Made a scent portrait of the Substantial Motion Research Network (SMRN) Group. A network of artists and scholars I belong to who are interested in media arts and non-western philosophical traditions.

I wrote to members of the group and asked them to describe a place that was important to their practice. From their responses, I organized structures from which I could make a scent. For example: when someone noted they were interested in radial patterning, I thought of citrus, so could add a note of citrus to the scent, or new green leaves, a green note in scent is common, and so on, until I had created a note for each member of the network.

2021

scent

 
 
 

Standardized Screen Tests

I was curious about the pressure young boys experience about masculinity as they move into puberty.

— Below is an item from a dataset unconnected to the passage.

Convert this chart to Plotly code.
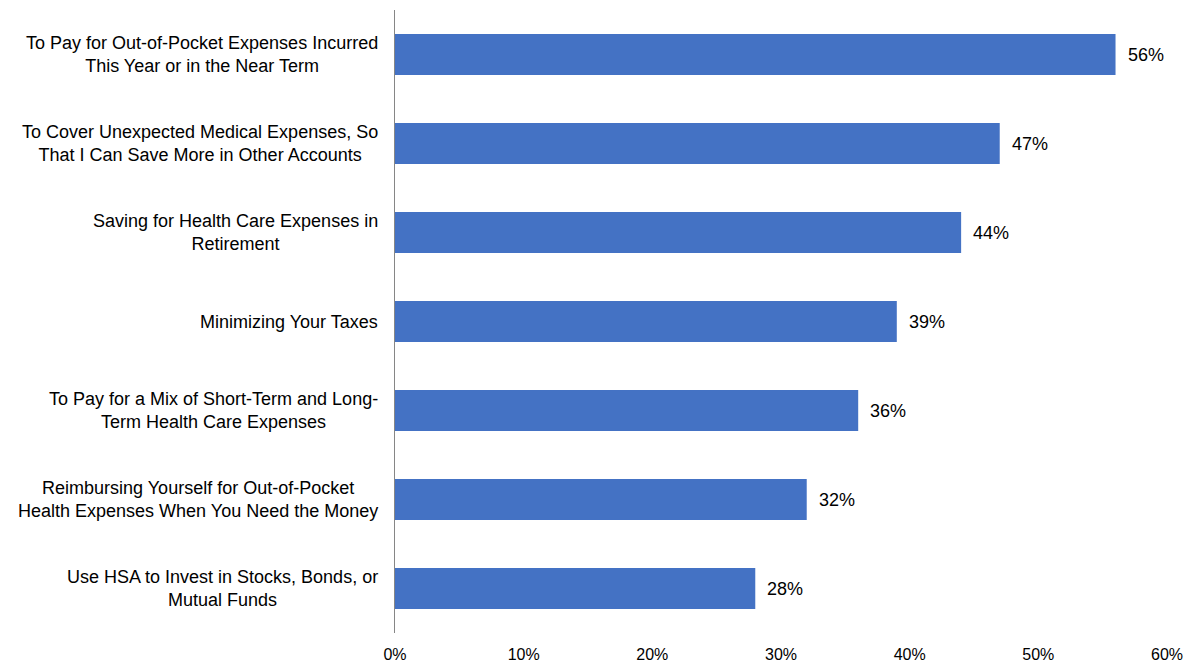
import plotly.graph_objects as go

categories = [
    "To Pay for Out-of-Pocket Expenses Incurred<br>This Year or in the Near Term",
    "To Cover Unexpected Medical Expenses, So<br>That I Can Save More in Other Accounts",
    "Saving for Health Care Expenses in<br>Retirement",
    "Minimizing Your Taxes",
    "To Pay for a Mix of Short-Term and Long-<br>Term Health Care Expenses",
    "Reimbursing Yourself for Out-of-Pocket<br>Health Expenses When You Need the Money",
    "Use HSA to Invest in Stocks, Bonds, or<br>Mutual Funds",
]
values = [0.56, 0.47, 0.44, 0.39, 0.36, 0.32, 0.28]
tick_vals = [0, 0.1, 0.2, 0.3, 0.4, 0.5, 0.6]
tick_text = ["0%", "10%", "20%", "30%", "40%", "50%", "60%"]

font_family = "Liberation Sans, Arial, sans-serif"

fig = go.Figure(go.Bar(
    x=values, y=categories, orientation="h",
    marker=dict(color="#4472C4", line=dict(width=0)),
    hoverinfo="skip",
))

annotations = []
for c, v in zip(categories, values):
    annotations.append(dict(
        x=v, y=c, xref="x", yref="y", text=f"{round(v*100)}%",
        showarrow=False, xanchor="left", xshift=10,
        font=dict(size=18, color="#000000", family=font_family),
    ))
    annotations.append(dict(
        x=0, y=c, xref="paper", yref="y", text=c,
        showarrow=False, xanchor="right", xshift=-15, align="center",
        font=dict(size=18, color="#000000", family=font_family),
    ))

fig.update_layout(
    width=1192, height=664,
    margin=dict(l=395, r=25, t=10, b=31),
    paper_bgcolor="white", plot_bgcolor="white",
    bargap=0.54,
    showlegend=False,
    annotations=annotations,
    font=dict(family=font_family, size=16, color="#000000"),
    xaxis=dict(
        range=[0, 0.6], tickvals=tick_vals, ticktext=tick_text,
        showgrid=False, zeroline=False, showline=False, ticks="",
        ticklabelstandoff=10, automargin=False,
        tickfont=dict(size=16, color="#000000", family=font_family),
    ),
    yaxis=dict(
        autorange="reversed", showticklabels=False, showgrid=False,
        zeroline=False, showline=True, linecolor="#868686", linewidth=1,
        ticks="", automargin=False,
    ),
)

fig.write_html("out.html")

I found an interview conducted by François Truffaud of the young actor Jean Pierre Léaud during screen tests for 400 Blows. I used these questions as my point of departure, thinking of these as screen tests after Andy Warhol’s series as well. 

I worked with boys on my son’s baseball team and at his middle school. They were all around the age of eleven. We shot a roll of 16mm film for each boy, standard video, and with their cell phones. The project has several different iterations, a two-boy sequence, an installation, and a sequence with fifteen boys.


2008

16mm to digital video

 
 
 
 

Transmissions

in collaboration with Etel Adnan


A video and live reading created with longtime collaborator, poet and painter, Etel Adnan. Inspired by recent time spent together in Paris, the piece incorporates collaborative drawings and open-ended conversation about Mount Tamalpais (the site of many of Etel's paintings), animals, ritual, democracy, and the oracular.

2017

broadsheet, video, and reading

 
 
 

Umbra-Inversions/information

The light of a 16mm projector is cast through a doorway into a walkway of the museum, as viewers walk by they cast shadows. This shadow image is captured by a camera, transmitted to a computer, inverted and printed. Viewers are invited to take away their shadows. Made shortly after September 11, 2001.